Revisiter la crise de l’été 1962 n’est toujours pas une mince affaire tant les répliques sur l’Algérie post-indépendante se font ressentir à ce jour. Pourtant, c’est à cet exercice périlleux, souvent source de polémiques, auquel se sont livrés hier à Alger quelques conférenciers lors du forum qu’organise le quotidien gouvernemental El Moudjahid et l’association Machâal Echahid.
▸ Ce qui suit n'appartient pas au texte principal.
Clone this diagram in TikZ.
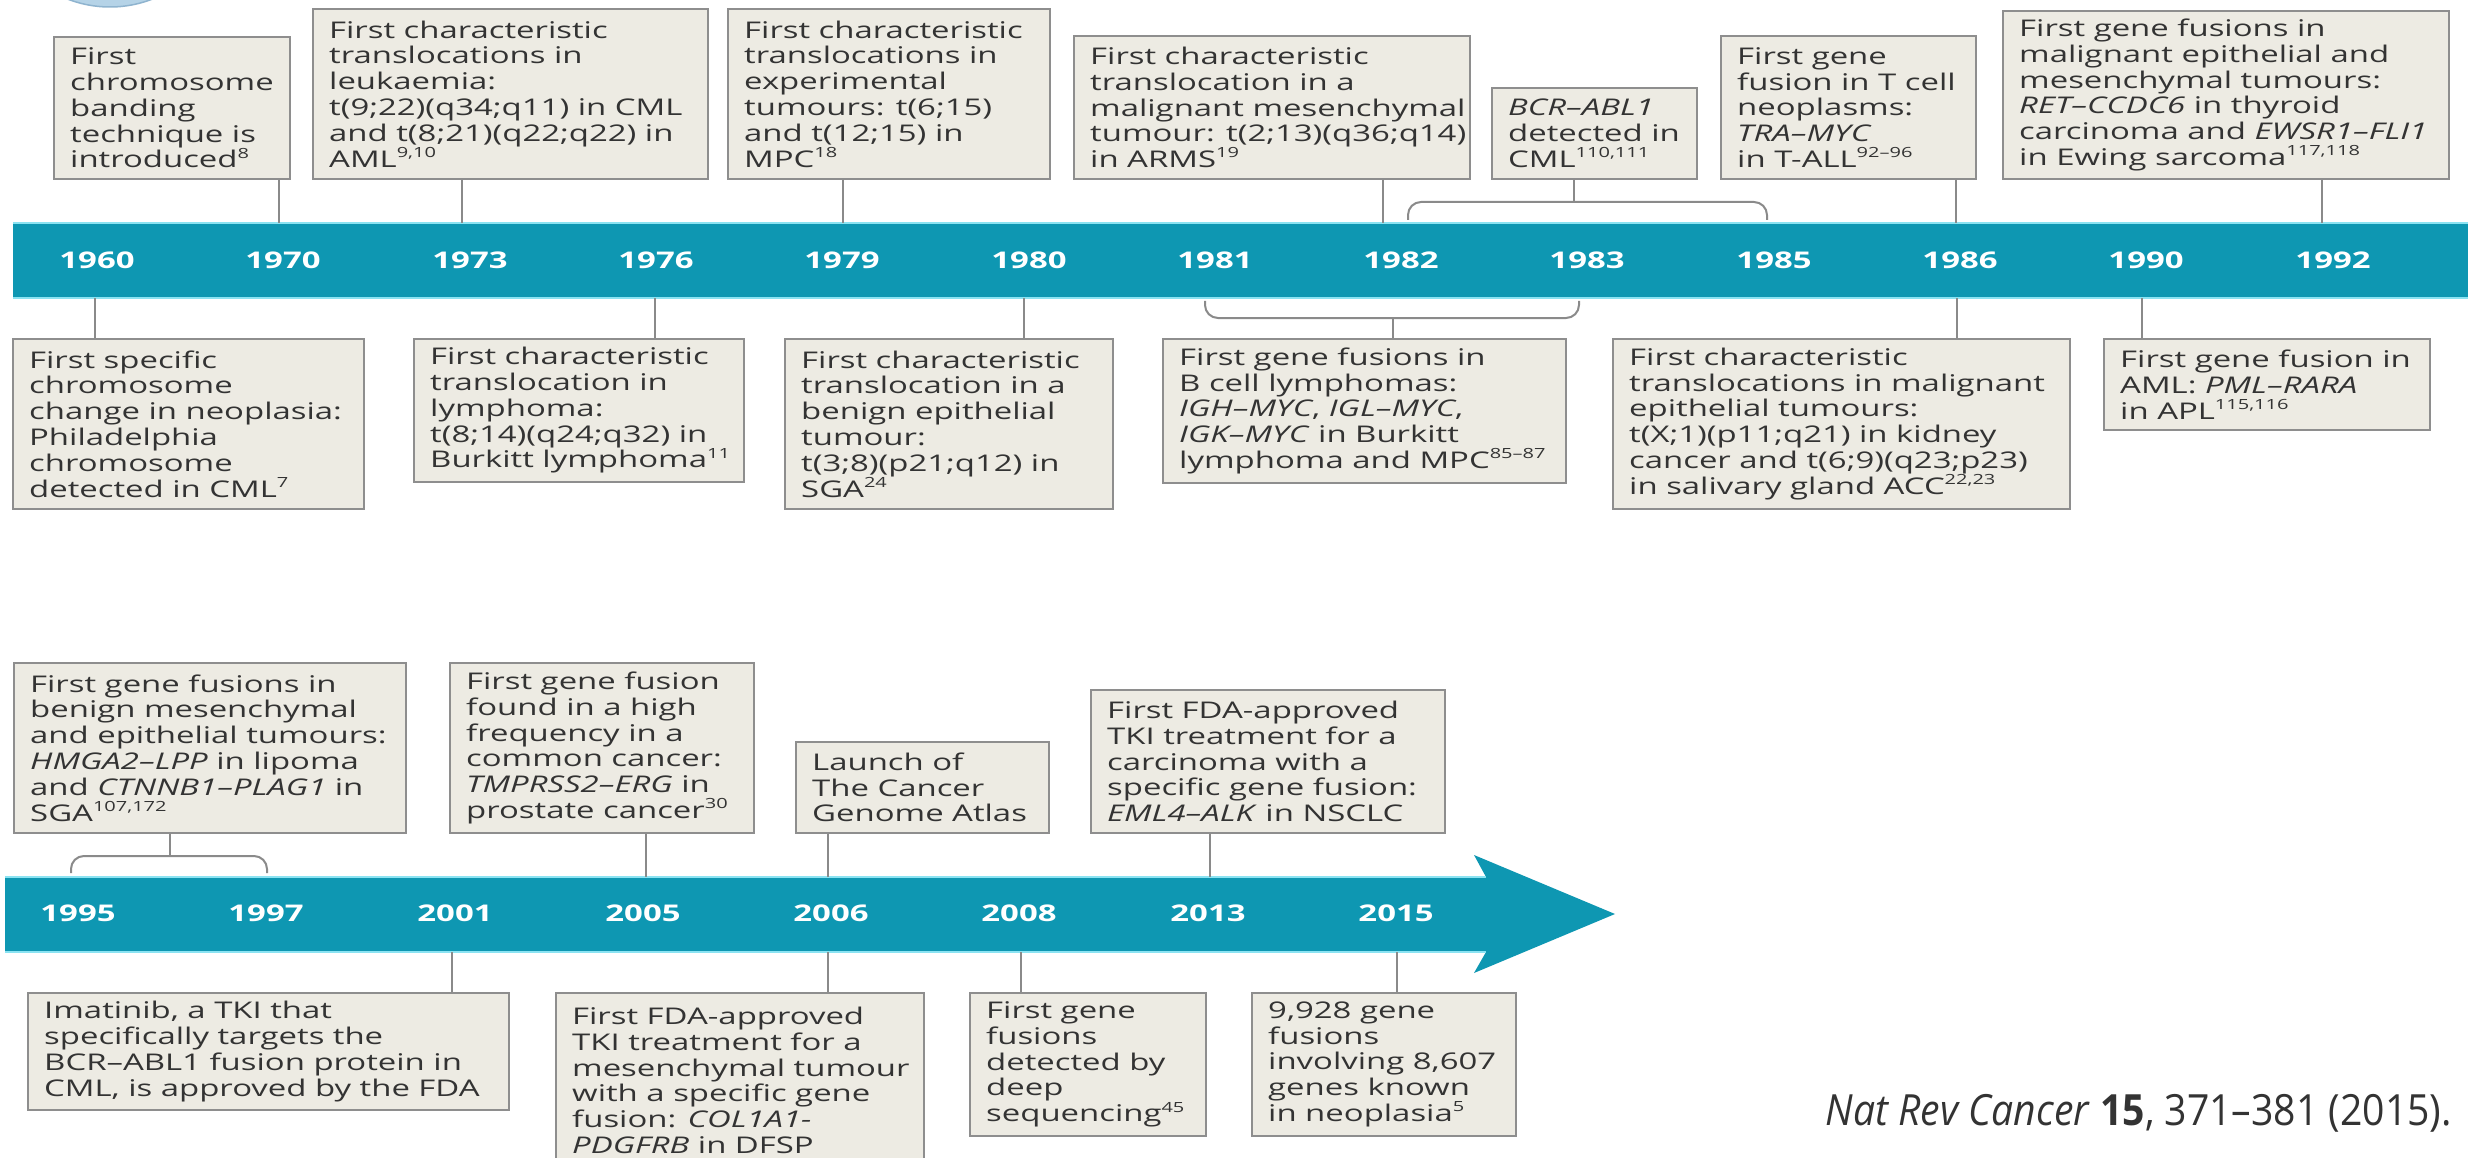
\documentclass[tikz,border=0pt]{standalone}
\usepackage{fontspec}
\setmainfont{Open Sans}[FakeStretch=1.43]
\newfontfamily\citefont{Open Sans}[FakeStretch=0.91]
\definecolor{barcol}{HTML}{0E97B2}
\definecolor{barhi}{HTML}{8BE3F2}
\definecolor{boxfill}{HTML}{EDEBE3}
\definecolor{boxline}{HTML}{8E8E8E}
\definecolor{connline}{HTML}{8A8A8A}
\definecolor{txtcol}{HTML}{333333}
\definecolor{logofill}{HTML}{B5D3E7}
\definecolor{logoline}{HTML}{8FB4CF}
\newcommand\evfont{\fontsize{23}{25.8}\selectfont}
\newcommand\yrfont{\fontsize{23}{25.8}\selectfont\bfseries}
\newcommand\refsup[1]{\raisebox{0.42em}{\fontsize{14}{14}\selectfont #1}}
\newcommand\evt[6]{%
  \pgfmathsetmacro\ew{#4-#2}\pgfmathsetmacro\eh{#5-#3}%
  \node[evbox, anchor=north west, minimum width=\ew pt, minimum height=\eh pt] (#1) at (#2,#3) {};%
  \node[evtext, anchor=west] (#1t) at (#1.west) {#6};}
\begin{document}
\begin{tikzpicture}[x=1pt,y=-1pt,
  evbox/.style={draw=boxline, fill=boxfill, line width=1.8pt, inner sep=0pt, rectangle},
  evtext/.style={text=txtcol, align=left, inner xsep=17pt, inner ysep=0pt, font=\evfont},
  yr/.style={text=white, font=\yrfont, inner sep=0pt},
  conn/.style={draw=connline, line width=2pt},
  bracket/.style={conn, rounded corners=13pt}]
\useasboundingbox (0,0) rectangle (2468,1158);
\fill[white] (0,0) rectangle (2468,1158);

% partial logo at the top edge
\begin{scope}
  \clip (0,0) rectangle (400,30);
  \draw[fill=logofill, draw=logoline, line width=1.5pt] (110,-110) circle (117);
\end{scope}

% ---------- timeline 1 ----------
\fill[barcol] (13,223) rectangle (2468,298);
\draw[barhi, line width=1.5pt] (13,223) -- (2468,223);
\draw[barhi, line width=1.5pt] (13,298) -- (2468,298);

\foreach \yy/\xx in {1960/97,1970/283,1973/470,1976/656,1979/842,1980/1029,1981/1215,1982/1401,1983/1587,1985/1774,1986/1960,1990/2146,1992/2333}
  \node[yr] (y\yy) at (\xx,260) {\yy};

% top boxes
\evt{A}{53}{36}{289}{178}{First\\chromosome\\banding\\technique is\\introduced\refsup{8}}
\evt{B}{312}{8}{707}{178}{First characteristic\\translocations in\\leukaemia:\\t(9;22)(q34;q11) in CML\\and t(8;21)(q22;q22) in\\AML\refsup{9,10}}
\evt{C}{727}{8}{1049}{178}{First characteristic\\translocations in\\experimental\\tumours: t(6;15)\\and t(12;15) in\\MPC\refsup{18}}
\evt{D}{1073}{35}{1469}{178}{First characteristic\\translocation in a\\malignant mesenchymal\\tumour: t(2;13)(q36;q14)\\in ARMS\refsup{19}}
\evt{E}{1491}{87}{1696}{178}{\textit{BCR–ABL1}\\detected in\\CML\refsup{110,111}}
\evt{F}{1720}{35}{1975}{178}{First gene\\fusion in T cell\\neoplasms:\\\textit{TRA–MYC}\\in T-ALL\refsup{92–96}}
\evt{G}{2002}{10}{2448}{178}{First gene fusions in\\malignant epithelial and\\mesenchymal tumours:\\\textit{RET–CCDC6} in thyroid\\carcinoma and \textit{EWSR1–FLI1}\\in Ewing sarcoma\refsup{117,118}}

% bottom boxes
\evt{H}{12}{338}{363}{508}{First specific\\chromosome\\change in neoplasia:\\Philadelphia\\chromosome\\detected in CML\refsup{7}}
\evt{I}{413}{338}{743}{481}{First characteristic\\translocation in\\lymphoma:\\t(8;14)(q24;q32) in\\Burkitt lymphoma\refsup{11}}
\evt{J}{784}{338}{1112}{508}{First characteristic\\translocation in a\\benign epithelial\\tumour:\\t(3;8)(p21;q12) in\\SGA\refsup{24}}
\evt{K}{1162}{338}{1565}{482}{First gene fusions in\\B cell lymphomas:\\\textit{IGH–MYC}, \textit{IGL–MYC},\\\textit{IGK–MYC} in Burkitt\\lymphoma and MPC\refsup{85–87}}
\evt{L}{1612}{338}{2069}{508}{First characteristic\\translocations in malignant\\epithelial tumours:\\t(X;1)(p11;q21) in kidney\\cancer and t(6;9)(q23;p23)\\in salivary gland ACC\refsup{22,23}}
\evt{M}{2103}{338}{2429}{429}{First gene fusion in\\AML: \textit{PML–RARA}\\in APL\refsup{115,116}}

% connector points on bar 1
\coordinate (cA) at (279,223);
\coordinate (cB) at (462,223);
\coordinate (cC) at (843,223);
\coordinate (cD) at (1383,223);
\coordinate (cE) at (1574,202);
\coordinate (cF) at (1956,223);
\coordinate (cG) at (2322,223);
\coordinate (cH) at (95,298);
\coordinate (cI) at (655,298);
\coordinate (cJ) at (1024,298);
\coordinate (cK) at (1393,318);
\coordinate (cL) at (1957,298);
\coordinate (cM) at (2142,298);
\foreach \n in {A,B,C,D,E,F,G}
  \draw[conn] (\n.south -| c\n) -- (c\n);
\foreach \n in {H,I,J,K,L,M}
  \draw[conn] (\n.north -| c\n) -- (c\n);
\draw[bracket] (1408,220) -- (1408,202) -- (1767,202) -- (1767,220);
\draw[bracket] (1205,301) -- (1205,318) -- (1579,318) -- (1579,301);

% ---------- timeline 2 ----------
\fill[barcol] (5,877) -- (1486,877) -- (1474,855) -- (1615,914) -- (1474,973) -- (1486,952) -- (5,952) -- cycle;
\draw[barhi, line width=1.5pt] (5,877) -- (1486,877);
\draw[barhi, line width=1.5pt] (5,952) -- (1486,952);

\foreach \yy/\xx in {1995/78,1997/266,2001/455,2005/643,2006/831,2008/1019,2013/1208,2015/1396}
  \node[yr] (y\yy) at (\xx,913) {\yy};

\evt{N}{13}{662}{405}{832}{First gene fusions in\\benign mesenchymal\\and epithelial tumours:\\\textit{HMGA2–LPP} in lipoma\\and \textit{CTNNB1–PLAG1} in\\SGA\refsup{107,172}}
\evt{O}{449}{662}{753}{832}{First gene fusion\\found in a high\\frequency in a\\common cancer:\\\textit{TMPRSS2–ERG} in\\prostate cancer\refsup{30}}
\evt{P}{795}{741}{1048}{832}{Launch of\\The Cancer\\Genome Atlas}
\evt{Q}{1090}{689}{1444}{832}{First FDA-approved\\TKI treatment for a\\carcinoma with a\\specific gene fusion:\\\textit{EML4–ALK} in NSCLC}

\evt{R}{27}{992}{508}{1109}{Imatinib, a TKI that\\specifically targets the\\BCR–ABL1 fusion protein in\\CML, is approved by the FDA}
\evt{S}{555}{992}{923}{1167}{First FDA-approved\\TKI treatment for a\\mesenchymal tumour\\with a specific gene\\fusion: \textit{COL1A1-}\\\textit{PDGFRB} in DFSP}
\evt{T}{969}{992}{1205}{1135}{First gene\\fusions\\detected by\\deep\\sequencing\refsup{45}}
\evt{U}{1251}{992}{1515}{1135}{9,928 gene\\fusions\\involving 8,607\\genes known\\in neoplasia\refsup{5}}

\coordinate (cN) at (170,856);
\coordinate (cO) at (646,877);
\coordinate (cP) at (828,877);
\coordinate (cQ) at (1210,877);
\coordinate (cR) at (452,952);
\coordinate (cS) at (828,952);
\coordinate (cT) at (1021,952);
\coordinate (cU) at (1397,952);
\foreach \n in {N,O,P,Q}
  \draw[conn] (\n.south -| c\n) -- (c\n);
\foreach \n in {R,S,T,U}
  \draw[conn] (\n.north -| c\n) -- (c\n);
\draw[bracket] (71,873) -- (71,856) -- (267,856) -- (267,873);

% citation
\node[anchor=east, inner sep=0pt, text=txtcol, font=\citefont\fontsize{43}{50}\selectfont] (cite) at (2452,1113)
  {\textit{Nat Rev Cancer} \textbf{15}, 371–381 (2015).};
\end{tikzpicture}
\end{document}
Consacrée au cinquantenaire de l’élection de l’Assemblée constituante, cette conférence a permis aux intervenants d’évoquer les évènements et les péripéties qui ont suivi la proclamation de l’Indépendance, mais aussi de rendre hommage à une figure de proue du mouvement national, en l’occurrence le “pharmacien de Sétif”, Ferhat Abbas, premier président du GPRA, mais aussi de cette Assemblée. “Initialement, le référendum sur l’Assemblée constituante devait avoir lieu au mois d’août, mais il a dû être reporté au 20 septembre en raison des rivalités et des confits entre dirigeants”, rappelle l’universitaire Amar Khila. Quelques jours plus tard, soit le 25 septembre, feu Ahmed Ben Bella est désigné pour former le premier gouvernement de l’Indépendance. L’Exécutif provisoire remet les pouvoirs au président de l’Assemblée constituante et le
28 du même mois, Ben Bella présente son gouvernement à l’Assemblée dont le programme est inspiré par la Charte de Tripoli. Alors qu’elle devait élaborer une Constitution, l’Assemblée constituante a fini par entériner celle élaborée sous l’injonction de Ben Bella au cinéma le Majestic. “L’AC a fini par entériner une Constitution élaborée ailleurs”, résume Amar Khila. Pour sa part,
Me Amar Bentoumi, ancien ministre de la Justice du premier gouvernement de l’Indépendance, s’est attardé sur les rivalités qui opposaient les dirigeants de l’époque autour de la confection de la liste des membres du gouvernement provisoire. “Les choses n’étaient pas faciles et tout était confus, dans l’élaboration de la liste de ce gouvernement du fait de conflits personnels”, a-t-il dit. “La première rencontre entre Krim Belkacem et Ahmed Ben Bella, tenue à Alger pour arrêter la composante définitive du gouvernement, a été sanctionnée par un échec. Cela a attisé la crise et les incompatibilités personnelles”, avait déclaré un peu plus tôt l’avocat à l’APS. “La sagesse, affichée par la plupart des dirigeants, à leur tête Benkhedda Benyoucef, avait prévalu dans la Constitution du premier gouvernement de l’Algérie indépendante, ce qui a permis d’épargner des conflits fratricides nourris par des incompatibilités plutôt personnelles que politiques ou idéologiques”, a-t-il témoigné. Me Bentoumi n’a pas manqué d’égratigner Ben Bella qui avait chargé Mohamed Bedjaoui d’élaborer la Constitution braconnant ainsi sur les prérogatives de l’AC. “C’est une Constitution importée”, a-t-il dit. Mais les conférenciers ont à l’unanimité rendu un hommage appuyé à Ferhat Abbas, lequel a été assigné à résidence pendant de longues années. “C’était un monument”, a affirmé Mme Zohra Drif.